Documentation discipline: reduce “interpretation” variance
  • Define a standard magnification range for each inspection step (scan vs confirm).
  • Standardize illumination type and intensity (glare changes defect appearance).
  • Record configuration details in the station setup (body, eyepieces, stand, lighting, any auxiliary lens factor).
  • Control optics cleanliness so haze and fingerprints do not become “defects.”
Configuration control (SOP-ready station checklist)
Minimum station record (recommended)
  • Body selected: EMZ-5TR / EMZ-8TR / EMZ-13TR
  • Stand selected: PK or PKL-2; if PKL-2, define incident/transmitted intensity defaults
  • Included eyepieces: MA502 Super Wide Field 10X (paired), FN 23
  • Focusing hardware: F-Holder coarse focusing block
  • Camera platform: model + adapter/coupler configuration (if used)
  • Optics care: approved cleaning method + cadence; cover/storage expectations when idle
Optics cleaning and artifact prevention (cleanroom-ready)

Many “defects” are actually optical artifacts caused by contamination: fingerprints, haze films, and dried residues can reduce contrast and change edge appearance. Treat optics cleaning as part of your contamination-control discipline and use optical-grade swabs and low-lint wipers.

Suggested optics-cleaning SOP insert (template-style)
  1. Remove loose particles before wiping (avoid dragging grit across coated optics).
  2. Use a fresh optical swab/wiper; lightly dampen with minimal approved solvent.

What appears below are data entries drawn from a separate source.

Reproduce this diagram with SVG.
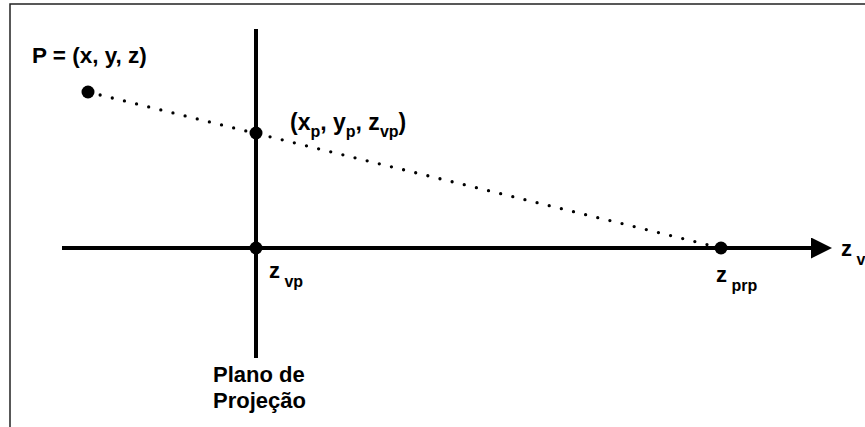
<svg xmlns="http://www.w3.org/2000/svg" width="865" height="427" viewBox="0 0 865 427">
  <defs>
    <style>
      .lbl { font-family: "Liberation Sans", Arial, sans-serif; font-weight: bold; fill: #000; }
      .pt { fill: #000; }
      .frame { fill: none; stroke: #222; stroke-width: 1.5; }
      .solid { stroke: #000; stroke-width: 4; fill: none; }
      .dots { stroke: #000; stroke-width: 3.3; stroke-linecap: round; stroke-dasharray: 0 12.5; fill: none; }
    </style>
    <marker id="arrow" markerWidth="22" markerHeight="22" refX="0" refY="10.5" orient="auto" markerUnits="userSpaceOnUse">
      <path d="M0,0 L21,10.5 L0,21 Z" fill="#000"/>
    </marker>
  </defs>
  <rect width="865" height="427" fill="#fff"/>
  <path class="frame" d="M10,427 L10,4 L865,4"/>

  <g id="connectors">
    <line id="projector" class="dots" x1="88" y1="92" x2="721" y2="248"/>
    <line id="axis-z" class="solid" x1="62" y1="248" x2="811" y2="248" marker-end="url(#arrow)"/>
    <line id="plane-line" class="solid" x1="256" y1="29" x2="256" y2="358"/>
  </g>

  <g id="node-P">
    <circle class="pt" cx="88" cy="92" r="6.5"/>
    <text class="lbl" x="32" y="63" font-size="22.5">P = (x, y, z)</text>
  </g>

  <g id="node-proj">
    <circle class="pt" cx="256" cy="133" r="6.5"/>
    <text class="lbl" x="290" y="130" font-size="23">(x<tspan font-size="16" dy="7">p</tspan><tspan dy="-7">, y</tspan><tspan font-size="16" dy="7">p</tspan><tspan dy="-7">, z</tspan><tspan font-size="16" dy="7">vp</tspan><tspan dy="-7">)</tspan></text>
  </g>

  <g id="node-zvp">
    <circle class="pt" cx="256" cy="248" r="6.5"/>
    <text class="lbl" x="269" y="278" font-size="22">z<tspan font-size="16" dy="9"> vp</tspan></text>
  </g>

  <g id="node-zprp">
    <circle class="pt" cx="721" cy="248" r="6.5"/>
    <text class="lbl" x="716" y="282" font-size="22">z<tspan font-size="16" dy="9"> prp</tspan></text>
  </g>

  <g id="node-zv">
    <text class="lbl" x="841" y="256" font-size="22">z<tspan font-size="16" dy="9"> v</tspan></text>
  </g>

  <g id="node-plane-label">
    <text class="lbl" x="213" y="382" font-size="22">Plano de</text>
    <text class="lbl" x="213" y="408" font-size="22">Projeção</text>
  </g>
</svg>
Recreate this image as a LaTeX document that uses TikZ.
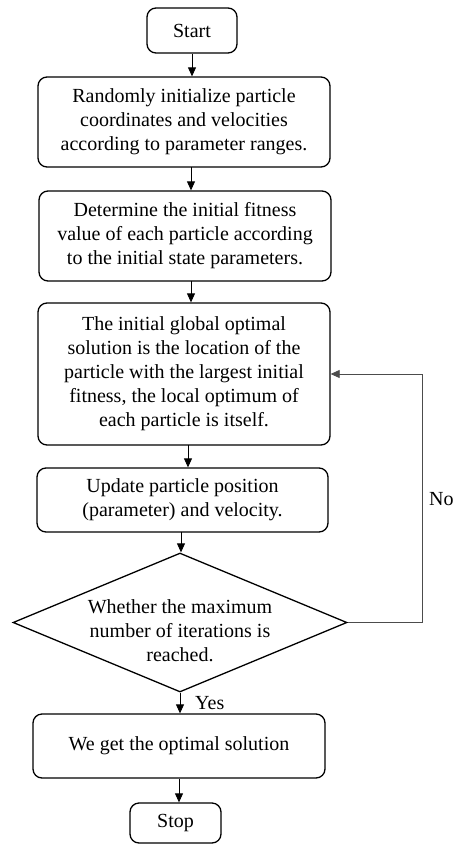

  3. Wipe gently in one direction; avoid heavy pressure and repeated scrubbing.
  4. Replace the cleaning surface frequently; do not reuse loaded swabs/wipers.
  5. Cover the microscope when idle to reduce airborne deposition.
Source basis
  • SOSCleanroom product listing context (kit components and selectable options).
  • Manufacturer product literature and manuals (optical design intent, imaging workflow guidance).
  • Standard microscopy station practices (configuration control, illumination standardization, optics hygiene).
Compliance note: This Technical Vault article is provided for educational support. Always follow facility SOPs, QA requirements, and the microscope manufacturer’s published instructions.